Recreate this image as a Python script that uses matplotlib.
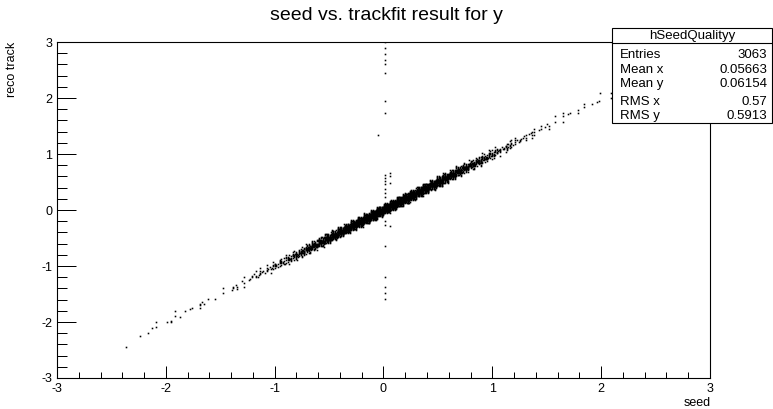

==

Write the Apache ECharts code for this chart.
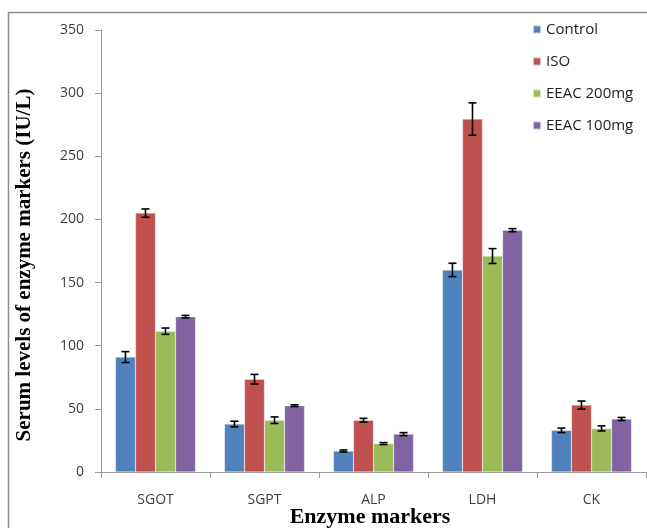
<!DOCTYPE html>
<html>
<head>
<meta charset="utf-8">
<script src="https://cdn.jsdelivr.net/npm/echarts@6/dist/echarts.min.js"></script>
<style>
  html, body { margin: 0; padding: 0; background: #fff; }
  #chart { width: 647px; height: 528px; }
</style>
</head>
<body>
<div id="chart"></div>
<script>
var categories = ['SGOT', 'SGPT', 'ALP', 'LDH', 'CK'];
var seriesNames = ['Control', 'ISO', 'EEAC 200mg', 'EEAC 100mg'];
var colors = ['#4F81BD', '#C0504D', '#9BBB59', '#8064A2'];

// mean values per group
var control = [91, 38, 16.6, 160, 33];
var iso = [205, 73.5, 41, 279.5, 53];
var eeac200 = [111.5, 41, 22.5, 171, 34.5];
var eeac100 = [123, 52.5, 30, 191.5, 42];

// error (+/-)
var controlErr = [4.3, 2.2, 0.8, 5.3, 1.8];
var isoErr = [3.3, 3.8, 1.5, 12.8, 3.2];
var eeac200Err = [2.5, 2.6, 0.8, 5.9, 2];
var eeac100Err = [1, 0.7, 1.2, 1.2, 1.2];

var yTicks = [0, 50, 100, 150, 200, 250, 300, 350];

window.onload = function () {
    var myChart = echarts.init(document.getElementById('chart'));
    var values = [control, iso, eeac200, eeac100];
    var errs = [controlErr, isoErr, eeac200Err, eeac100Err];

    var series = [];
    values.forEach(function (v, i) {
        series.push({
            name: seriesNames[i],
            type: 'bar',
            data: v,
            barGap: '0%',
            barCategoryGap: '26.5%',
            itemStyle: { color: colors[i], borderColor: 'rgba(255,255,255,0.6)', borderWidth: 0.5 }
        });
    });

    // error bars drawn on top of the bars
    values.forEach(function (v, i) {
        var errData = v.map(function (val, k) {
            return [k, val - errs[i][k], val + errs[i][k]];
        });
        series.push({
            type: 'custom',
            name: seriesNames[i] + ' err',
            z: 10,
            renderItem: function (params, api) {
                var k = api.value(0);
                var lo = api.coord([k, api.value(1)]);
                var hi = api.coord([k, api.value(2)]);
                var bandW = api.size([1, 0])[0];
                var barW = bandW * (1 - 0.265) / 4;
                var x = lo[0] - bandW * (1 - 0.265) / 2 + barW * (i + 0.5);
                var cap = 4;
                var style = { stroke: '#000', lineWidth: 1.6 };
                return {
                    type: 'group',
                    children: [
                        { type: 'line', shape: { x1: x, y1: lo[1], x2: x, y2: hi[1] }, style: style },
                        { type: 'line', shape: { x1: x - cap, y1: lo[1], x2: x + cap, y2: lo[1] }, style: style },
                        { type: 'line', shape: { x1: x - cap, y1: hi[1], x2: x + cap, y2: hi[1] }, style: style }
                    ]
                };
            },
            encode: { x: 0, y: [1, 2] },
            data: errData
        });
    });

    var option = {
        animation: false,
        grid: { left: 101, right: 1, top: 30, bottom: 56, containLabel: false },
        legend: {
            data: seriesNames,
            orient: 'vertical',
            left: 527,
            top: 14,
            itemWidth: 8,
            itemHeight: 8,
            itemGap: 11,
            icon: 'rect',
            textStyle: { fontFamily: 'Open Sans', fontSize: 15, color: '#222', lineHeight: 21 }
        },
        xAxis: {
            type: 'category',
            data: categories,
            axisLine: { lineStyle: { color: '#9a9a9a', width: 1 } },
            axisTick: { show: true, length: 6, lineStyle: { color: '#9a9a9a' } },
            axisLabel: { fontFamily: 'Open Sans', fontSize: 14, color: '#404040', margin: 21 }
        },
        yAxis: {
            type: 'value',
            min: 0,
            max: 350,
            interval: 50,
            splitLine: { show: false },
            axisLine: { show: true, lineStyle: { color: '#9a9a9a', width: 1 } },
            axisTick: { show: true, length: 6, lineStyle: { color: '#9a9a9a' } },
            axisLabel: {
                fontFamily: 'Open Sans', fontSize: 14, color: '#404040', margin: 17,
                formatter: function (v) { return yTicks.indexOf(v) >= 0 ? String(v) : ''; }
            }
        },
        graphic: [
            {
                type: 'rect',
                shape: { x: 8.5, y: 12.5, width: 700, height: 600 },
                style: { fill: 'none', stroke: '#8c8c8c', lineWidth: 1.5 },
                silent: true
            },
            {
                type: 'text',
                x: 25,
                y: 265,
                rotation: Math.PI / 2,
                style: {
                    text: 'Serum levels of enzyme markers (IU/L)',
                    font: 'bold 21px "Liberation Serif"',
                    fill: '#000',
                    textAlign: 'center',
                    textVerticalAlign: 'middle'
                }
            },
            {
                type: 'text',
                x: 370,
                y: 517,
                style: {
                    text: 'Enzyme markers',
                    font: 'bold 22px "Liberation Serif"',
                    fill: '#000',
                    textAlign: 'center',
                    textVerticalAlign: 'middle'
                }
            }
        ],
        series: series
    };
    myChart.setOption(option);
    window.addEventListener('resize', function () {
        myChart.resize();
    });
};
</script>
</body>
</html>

==

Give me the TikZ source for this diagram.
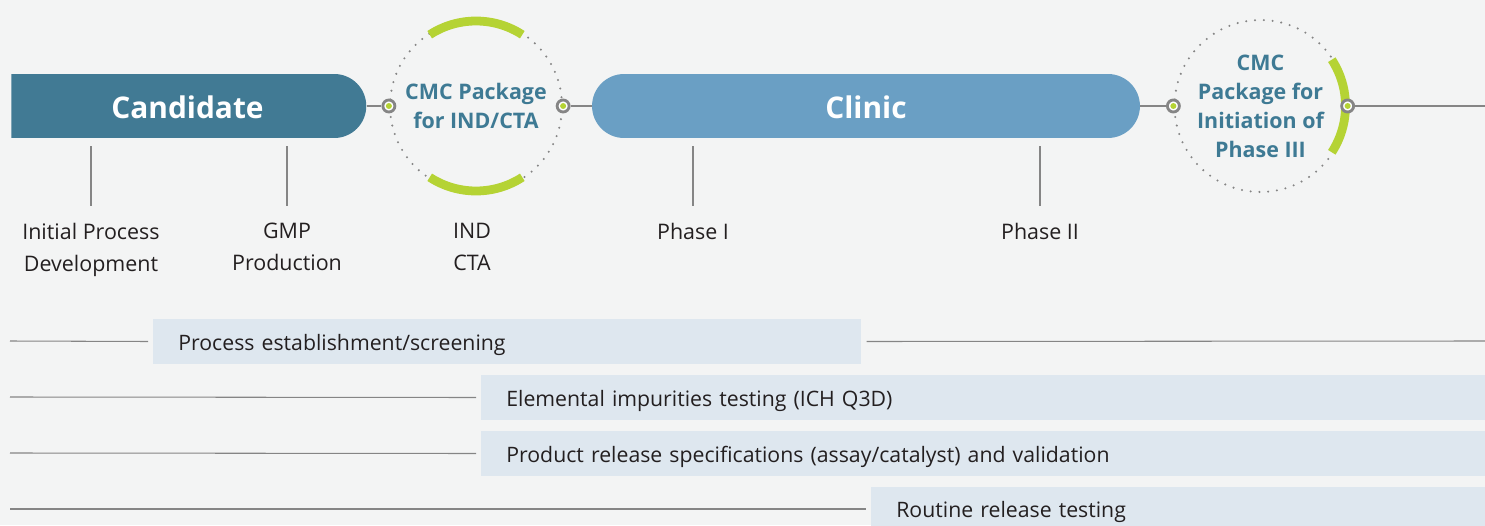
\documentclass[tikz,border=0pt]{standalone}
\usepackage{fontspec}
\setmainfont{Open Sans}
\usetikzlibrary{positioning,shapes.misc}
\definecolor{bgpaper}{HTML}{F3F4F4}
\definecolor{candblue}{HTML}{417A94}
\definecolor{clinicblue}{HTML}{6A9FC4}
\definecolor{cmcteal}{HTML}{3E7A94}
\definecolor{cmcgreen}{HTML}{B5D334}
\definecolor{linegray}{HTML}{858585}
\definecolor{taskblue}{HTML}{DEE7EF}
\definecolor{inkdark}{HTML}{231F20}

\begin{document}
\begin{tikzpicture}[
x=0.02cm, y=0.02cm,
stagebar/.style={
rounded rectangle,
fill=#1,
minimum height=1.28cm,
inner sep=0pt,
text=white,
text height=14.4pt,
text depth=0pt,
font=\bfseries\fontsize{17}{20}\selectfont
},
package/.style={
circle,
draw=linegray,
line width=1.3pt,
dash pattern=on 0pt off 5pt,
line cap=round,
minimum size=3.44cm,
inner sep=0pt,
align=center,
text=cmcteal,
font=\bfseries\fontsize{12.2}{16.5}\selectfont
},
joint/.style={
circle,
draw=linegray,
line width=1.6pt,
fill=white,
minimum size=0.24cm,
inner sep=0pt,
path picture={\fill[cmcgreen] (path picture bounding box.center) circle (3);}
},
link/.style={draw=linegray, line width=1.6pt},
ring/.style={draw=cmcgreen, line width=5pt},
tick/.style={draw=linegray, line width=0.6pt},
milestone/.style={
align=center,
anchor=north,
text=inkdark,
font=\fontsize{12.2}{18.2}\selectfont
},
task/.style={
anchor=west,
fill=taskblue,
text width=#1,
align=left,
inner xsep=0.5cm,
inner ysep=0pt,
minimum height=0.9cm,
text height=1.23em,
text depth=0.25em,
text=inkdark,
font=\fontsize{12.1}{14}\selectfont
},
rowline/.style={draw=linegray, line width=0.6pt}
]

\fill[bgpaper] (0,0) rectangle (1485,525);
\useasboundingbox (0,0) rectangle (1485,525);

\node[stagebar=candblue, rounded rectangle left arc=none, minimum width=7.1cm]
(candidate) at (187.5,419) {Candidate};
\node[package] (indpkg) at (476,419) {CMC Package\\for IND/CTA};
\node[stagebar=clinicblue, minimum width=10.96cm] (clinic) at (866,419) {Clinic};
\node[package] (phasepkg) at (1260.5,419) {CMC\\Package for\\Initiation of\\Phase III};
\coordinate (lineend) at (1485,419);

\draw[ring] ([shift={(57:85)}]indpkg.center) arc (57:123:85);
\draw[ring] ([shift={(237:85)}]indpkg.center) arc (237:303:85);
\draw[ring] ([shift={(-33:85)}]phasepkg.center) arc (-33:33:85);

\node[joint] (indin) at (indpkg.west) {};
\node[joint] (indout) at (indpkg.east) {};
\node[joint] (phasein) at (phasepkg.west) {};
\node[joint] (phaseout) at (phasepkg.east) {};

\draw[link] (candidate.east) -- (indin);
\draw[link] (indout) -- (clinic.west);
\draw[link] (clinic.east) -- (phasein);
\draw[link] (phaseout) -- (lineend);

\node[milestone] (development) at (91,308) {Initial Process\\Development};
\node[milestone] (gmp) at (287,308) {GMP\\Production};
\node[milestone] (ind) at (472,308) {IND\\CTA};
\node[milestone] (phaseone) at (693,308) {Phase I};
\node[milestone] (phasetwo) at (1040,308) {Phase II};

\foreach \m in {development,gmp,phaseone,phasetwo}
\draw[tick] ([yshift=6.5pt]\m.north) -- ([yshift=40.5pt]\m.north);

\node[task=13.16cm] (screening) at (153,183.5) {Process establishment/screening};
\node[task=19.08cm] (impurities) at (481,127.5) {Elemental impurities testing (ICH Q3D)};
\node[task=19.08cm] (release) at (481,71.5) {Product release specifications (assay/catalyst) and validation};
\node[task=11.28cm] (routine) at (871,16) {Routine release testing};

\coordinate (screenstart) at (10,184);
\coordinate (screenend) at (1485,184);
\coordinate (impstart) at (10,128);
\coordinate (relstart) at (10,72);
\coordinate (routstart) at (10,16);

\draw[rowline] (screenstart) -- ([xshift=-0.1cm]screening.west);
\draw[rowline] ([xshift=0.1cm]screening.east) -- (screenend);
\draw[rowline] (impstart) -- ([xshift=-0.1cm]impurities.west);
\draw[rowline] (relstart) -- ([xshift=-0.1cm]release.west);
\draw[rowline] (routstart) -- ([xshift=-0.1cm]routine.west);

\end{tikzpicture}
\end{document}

* _Task prompt_: Copy the part that starts at the line with "Write the Apache ECharts code for this chart." and finishes at the line with "var colors = ['#4F81BD', '#C0504D', '#9BBB59', '#8064A2'];", both included, and nothing more. Pictures are left out.

* _Full output_:
Write the Apache ECharts code for this chart.
<!DOCTYPE html>
<html>
<head>
<meta charset="utf-8">
<script src="https://cdn.jsdelivr.net/npm/echarts@6/dist/echarts.min.js"></script>
<style>
  html, body { margin: 0; padding: 0; background: #fff; }
  #chart { width: 647px; height: 528px; }
</style>
</head>
<body>
<div id="chart"></div>
<script>
var categories = ['SGOT', 'SGPT', 'ALP', 'LDH', 'CK'];
var seriesNames = ['Control', 'ISO', 'EEAC 200mg', 'EEAC 100mg'];
var colors = ['#4F81BD', '#C0504D', '#9BBB59', '#8064A2'];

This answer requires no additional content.